Ulu Cami Ve Külliyesi:İldeki sivil mimari eserlerinin en önemlilerindendir. 1513 yılında Ramazanoğlu Halil Bey tarafından yapımı başlatılmış, 1541 yılında Halil Bey’in oğlu Piri Mehmet Paşa tarafından bitirilerek ibadete açılmıştır. Cami, Selçuklu, Memluk ve Osmanlı mimari özelliklerini taşır. 34.50x32.50 m. ölçülerinde dikdörtgen bir plan arz eden caminin kapısı Selçuklu mimari tarzında, minaresi Memluk stilindedir. Kapının üzerindeki konik çatı ve minaredeki taş kemerler bu çağın özelliklerini yansıtır. Kürsü beyaz mermer, mihrap ise siyah mermer ile çevrilidir. Mihrap duvarı 16. ve 17. yüzyıl İznik ve Kütahya çinileriyle kaplanmıştır. Gri çiniler 18. yüzyıla aittir ve sonraki restorasyon sırasında yerleştirilmiştir. Birbirine bağlı dört kolon, ibadet alanını ikiye böler. Caminin dış yüzeyinde ve giriş kapısında siyah beyaz taşlar kullanılmıştır. Bitişiğindeki türbe Ramazanoğlu ailesinindir. Türbede son derece sanatsal bir şekilde bitki motifleri ve çiniler kullanılmıştır. Caminin doğusundaki medrese bugün öğrenci yurdu olarak kullanılmaktadır.
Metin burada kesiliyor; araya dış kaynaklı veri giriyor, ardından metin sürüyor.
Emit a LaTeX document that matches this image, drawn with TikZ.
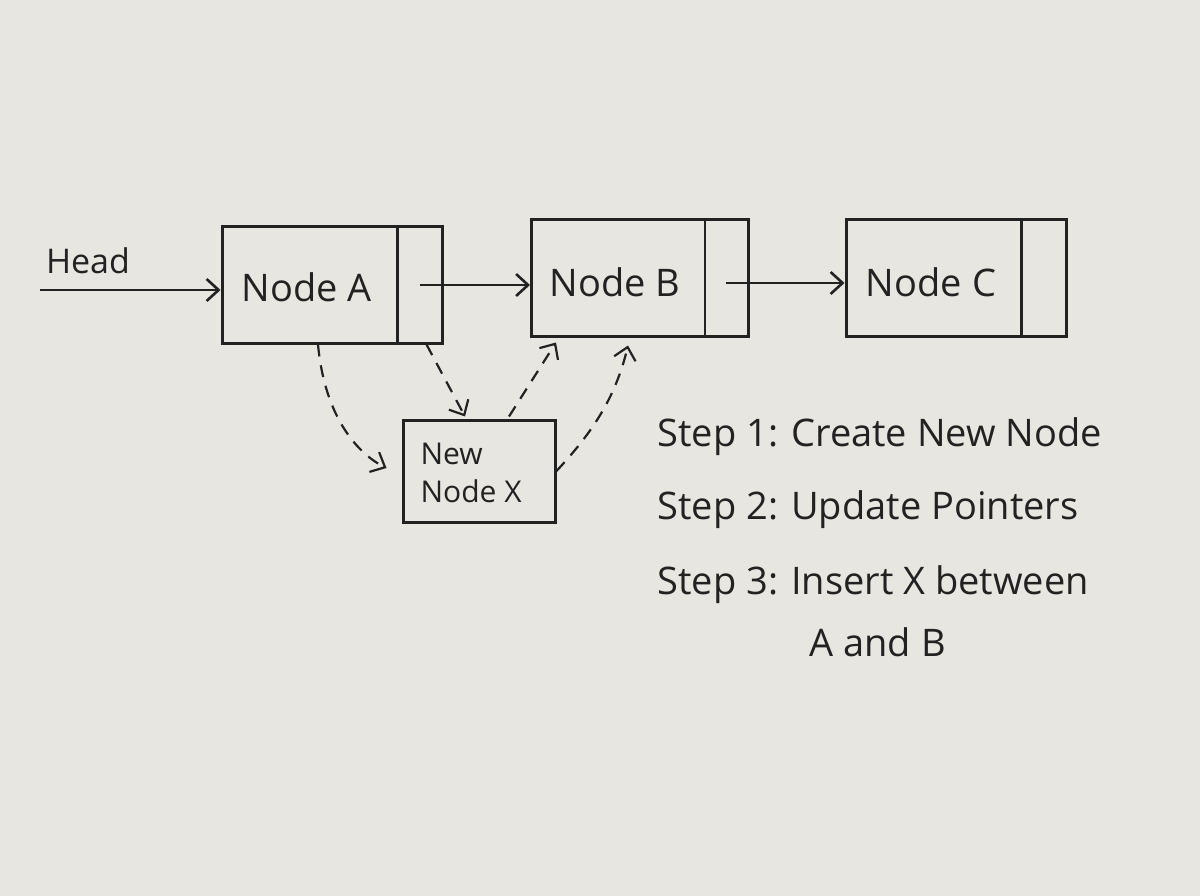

Yağ Camii:Yağ Camii, önceleri “Eski Cami” adı ile anılıyorken, hemen yanında kurulu yağ çarşısı nedeniyle daha sonraları bu adı almıştır. 1501 yılında Ramazanoğlu Halil Bey’in emri ile kiliseden camiye çevrilmiş, günümüzdeki haline Piri Paşa tarafından yaptırılan eklemelerle kavuşmuştur.
Yeni Camii: 1724 yılında yapılmış olup, Arap mimarisi tarzındadır.
Bebekli Kilise:1880-90 yılları arasında yapılan kilisenin esas ismi Saint Paul’dür. Kilisenin tepesinde Meryem Ana’nın 2.5 metrelik tunç heykeli bulunmaktadır. Heykelin bebeğe benzemesi nedeniyle halk arasında Bebekli Kilise olarak bilinir.